Title: Jesus Cancels Your Debt
Intro: Have you ever been in debt?
Scriptures:
Isaiah 52:13-53:12,
Hebrews 4:14-16;
Hebrews 5:7-9,
John 18:1-40,
John 19:1-42.
Reflection
Dear Sisters and Brothers,
"When Jesus had received the sour wine, he said, 'It is finished,' and he bowed his head and gave up his spirit." (John 19:30)
Have you ever been in debt? I am not just talking about money, though many of us know what that feels like. I am talking about the kind of debt that weighs on your soul—the mistakes you have made, the people you have hurt, the things you wish you could take back but cannot. That feeling of owing something you can never repay.
Today, I want to talk about a single word that changes everything. One word spoken by Jesus as he hung on the cross. In English, we translate it as three words: "It is finished." But in the original Greek, it was just one powerful word: tetelestai.
A few years ago, archaeologists made a fascinating discovery in the Holy Land. They uncovered a tax collector's office that was remarkably intact. Among the findings were two stacks of tax records. One stack had a word stamped across the top: tetelestai. Do you know what that meant? "Paid in full."
Can you imagine the relief those people felt when their debts were marked tetelestai? No more sleepless nights worrying about what they owed. No more fear when the tax collector came knocking. Their debt was paid, finished, complete.
When Jesus uttered this word from the cross, he was not just saying his life was over. He was declaring something much more profound: the debt of our sins has been paid in full.
This idea of sin as debt was not new. Throughout his ministry, Jesus often spoke of sin as a debt we owe to God. Remember the parable he told about the unforgiving servant in Matthew 18? A master forgave his servant an enormous debt—something the servant could never hope to repay in several lifetimes. But then that same servant went out and demanded repayment of a tiny debt from a fellow servant.
The message was clear: we have been forgiven an unpayable debt by God, so how can we not forgive the relatively small debts others owe us?
Even in the Lord's Prayer, Jesus taught us to pray: "Forgive us our debts, as we forgive our debtors" (Matthew 6:12). We understand this as "Forgive us our trespasses as we forgive those who trespass against us." Sin is a debt. Forgiveness is cancellation of debt.
Isaiah foresaw this moment centuries earlier when he wrote of the suffering servant: "He was wounded for our transgressions, he was bruised for our iniquities... the Lord has laid on him the iniquity of us all" (Isaiah 53:5-6).

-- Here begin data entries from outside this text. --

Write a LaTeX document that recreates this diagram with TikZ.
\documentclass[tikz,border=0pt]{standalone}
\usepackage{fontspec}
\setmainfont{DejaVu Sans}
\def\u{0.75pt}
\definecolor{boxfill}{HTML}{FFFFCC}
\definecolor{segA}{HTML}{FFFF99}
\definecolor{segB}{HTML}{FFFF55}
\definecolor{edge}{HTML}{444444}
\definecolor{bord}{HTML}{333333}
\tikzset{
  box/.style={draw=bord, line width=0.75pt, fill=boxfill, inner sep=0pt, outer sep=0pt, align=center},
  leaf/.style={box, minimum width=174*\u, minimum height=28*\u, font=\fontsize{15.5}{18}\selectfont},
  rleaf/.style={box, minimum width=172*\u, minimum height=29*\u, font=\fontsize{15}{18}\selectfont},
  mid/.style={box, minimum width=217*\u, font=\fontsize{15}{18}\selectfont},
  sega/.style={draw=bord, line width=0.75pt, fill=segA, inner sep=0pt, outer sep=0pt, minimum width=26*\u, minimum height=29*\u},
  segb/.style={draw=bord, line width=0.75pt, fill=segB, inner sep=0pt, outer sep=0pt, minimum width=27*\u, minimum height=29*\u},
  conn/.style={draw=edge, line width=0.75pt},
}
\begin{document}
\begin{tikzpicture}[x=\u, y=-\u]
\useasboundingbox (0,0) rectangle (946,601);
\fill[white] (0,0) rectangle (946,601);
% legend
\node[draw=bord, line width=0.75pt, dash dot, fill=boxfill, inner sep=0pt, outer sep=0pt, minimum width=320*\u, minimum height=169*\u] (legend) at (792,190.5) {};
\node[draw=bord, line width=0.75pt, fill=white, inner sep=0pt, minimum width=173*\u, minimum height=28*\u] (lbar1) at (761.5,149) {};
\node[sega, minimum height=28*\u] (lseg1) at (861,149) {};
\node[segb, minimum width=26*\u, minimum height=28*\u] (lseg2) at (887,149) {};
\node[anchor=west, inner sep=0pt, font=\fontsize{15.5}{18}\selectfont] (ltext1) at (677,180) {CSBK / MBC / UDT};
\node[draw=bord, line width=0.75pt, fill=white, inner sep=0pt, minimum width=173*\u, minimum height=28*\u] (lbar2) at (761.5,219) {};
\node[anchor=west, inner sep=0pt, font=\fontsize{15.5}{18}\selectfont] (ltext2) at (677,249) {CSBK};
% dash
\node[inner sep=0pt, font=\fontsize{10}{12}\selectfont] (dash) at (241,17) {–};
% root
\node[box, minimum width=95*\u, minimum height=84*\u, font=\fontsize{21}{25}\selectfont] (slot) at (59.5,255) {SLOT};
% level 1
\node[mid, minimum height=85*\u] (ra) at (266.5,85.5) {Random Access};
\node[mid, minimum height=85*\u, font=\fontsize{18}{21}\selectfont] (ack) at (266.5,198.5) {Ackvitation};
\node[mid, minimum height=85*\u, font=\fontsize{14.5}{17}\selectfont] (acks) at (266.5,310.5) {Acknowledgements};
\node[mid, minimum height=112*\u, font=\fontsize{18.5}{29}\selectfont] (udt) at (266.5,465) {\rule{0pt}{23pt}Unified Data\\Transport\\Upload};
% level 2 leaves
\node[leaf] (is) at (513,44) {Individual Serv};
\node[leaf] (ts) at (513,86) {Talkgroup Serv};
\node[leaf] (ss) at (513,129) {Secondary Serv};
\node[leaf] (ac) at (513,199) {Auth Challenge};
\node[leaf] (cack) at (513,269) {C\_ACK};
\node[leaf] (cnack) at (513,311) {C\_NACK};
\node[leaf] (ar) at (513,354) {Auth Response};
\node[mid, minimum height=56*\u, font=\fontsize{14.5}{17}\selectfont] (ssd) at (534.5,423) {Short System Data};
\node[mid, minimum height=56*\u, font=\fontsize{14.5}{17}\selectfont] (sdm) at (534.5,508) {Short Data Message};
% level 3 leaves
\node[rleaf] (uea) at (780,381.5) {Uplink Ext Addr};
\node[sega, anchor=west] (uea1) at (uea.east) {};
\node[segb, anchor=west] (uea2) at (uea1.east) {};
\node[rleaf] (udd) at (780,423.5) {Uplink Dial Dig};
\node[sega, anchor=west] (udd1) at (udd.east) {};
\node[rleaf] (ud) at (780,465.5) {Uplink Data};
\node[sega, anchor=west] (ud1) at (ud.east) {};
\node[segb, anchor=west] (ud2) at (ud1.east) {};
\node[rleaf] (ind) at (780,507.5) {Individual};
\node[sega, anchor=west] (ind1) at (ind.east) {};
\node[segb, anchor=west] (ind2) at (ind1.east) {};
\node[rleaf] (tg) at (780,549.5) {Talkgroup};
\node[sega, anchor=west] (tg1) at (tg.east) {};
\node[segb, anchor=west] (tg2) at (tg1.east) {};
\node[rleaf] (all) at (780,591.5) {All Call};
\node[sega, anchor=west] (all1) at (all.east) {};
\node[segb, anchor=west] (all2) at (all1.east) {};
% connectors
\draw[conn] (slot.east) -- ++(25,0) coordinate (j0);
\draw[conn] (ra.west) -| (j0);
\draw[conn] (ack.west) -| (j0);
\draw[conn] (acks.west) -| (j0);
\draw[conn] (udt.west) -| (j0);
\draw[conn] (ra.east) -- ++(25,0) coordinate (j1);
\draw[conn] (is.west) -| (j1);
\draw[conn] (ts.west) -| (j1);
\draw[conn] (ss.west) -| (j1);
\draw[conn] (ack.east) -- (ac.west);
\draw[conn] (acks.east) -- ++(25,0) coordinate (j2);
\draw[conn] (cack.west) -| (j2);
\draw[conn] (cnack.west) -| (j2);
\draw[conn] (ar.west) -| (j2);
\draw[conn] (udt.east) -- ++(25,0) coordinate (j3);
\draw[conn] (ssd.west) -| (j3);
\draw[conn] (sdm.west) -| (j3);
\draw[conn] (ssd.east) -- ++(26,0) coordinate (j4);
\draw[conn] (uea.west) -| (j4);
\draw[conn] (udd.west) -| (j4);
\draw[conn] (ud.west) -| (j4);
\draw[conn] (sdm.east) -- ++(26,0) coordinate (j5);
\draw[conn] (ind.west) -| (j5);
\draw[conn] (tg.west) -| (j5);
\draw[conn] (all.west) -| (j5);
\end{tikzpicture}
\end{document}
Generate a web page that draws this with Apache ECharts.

The debt of our sins was transferred to Jesus.
Let us be honest about the size of this debt. Every hateful thought. Every selfish action. Every moment we have turned away from someone in need. Every time we have put ourselves first. Every lie we have told. Every promise we have broken.
If we were to count them all up, how massive would our debt be?
Think about it like this: Imagine if every sin in your life added up to a financial debt. How much would you owe? Thousands? Millions? More than you could pay in a lifetime?
The writer of Hebrews reminds us that Jesus "offered up prayers and supplications, with loud cries and tears" (Hebrews 5:7). Why such anguish? Perhaps because he truly understood the weight of the world's sin—your sin and mine—that he was about to bear.
And yet, knowing the cost, Jesus willingly went to the cross. In the garden of Gethsemane, when the soldiers came to arrest him, he did not run. John tells us: "Jesus, knowing all that would happen to him, came forward" (John 18:4). He stepped toward his suffering, not away from it.
Picture the scene at Calvary. The sky has grown dark. Jesus has been hanging on the cross for hours. His body is broken, bleeding. The crowd that had shouted "Crucify him!" now watches, some mocking, some weeping.
In John 19, we read how the soldiers divided his clothes, how his mother stood nearby with the disciple whom Jesus loved, how Jesus was thirsty and was given sour wine on a hyssop branch.
And then comes the moment: "When Jesus had received the sour wine, he said, 'It is finished,' and he bowed his head and gave up his spirit" (John 19:30).
Tetelestai. Paid in full.
That single word changed everything. In that moment, the debt of all humanity—past, present, and future—was canceled. The ledger was wiped clean. The account was settled.
This was not a promissory note saying, "Your sins will be forgiven someday." It was not a conditional statement: "Your sins are forgiven if you do this or that." It was a declaration: "It is finished." Complete. Done.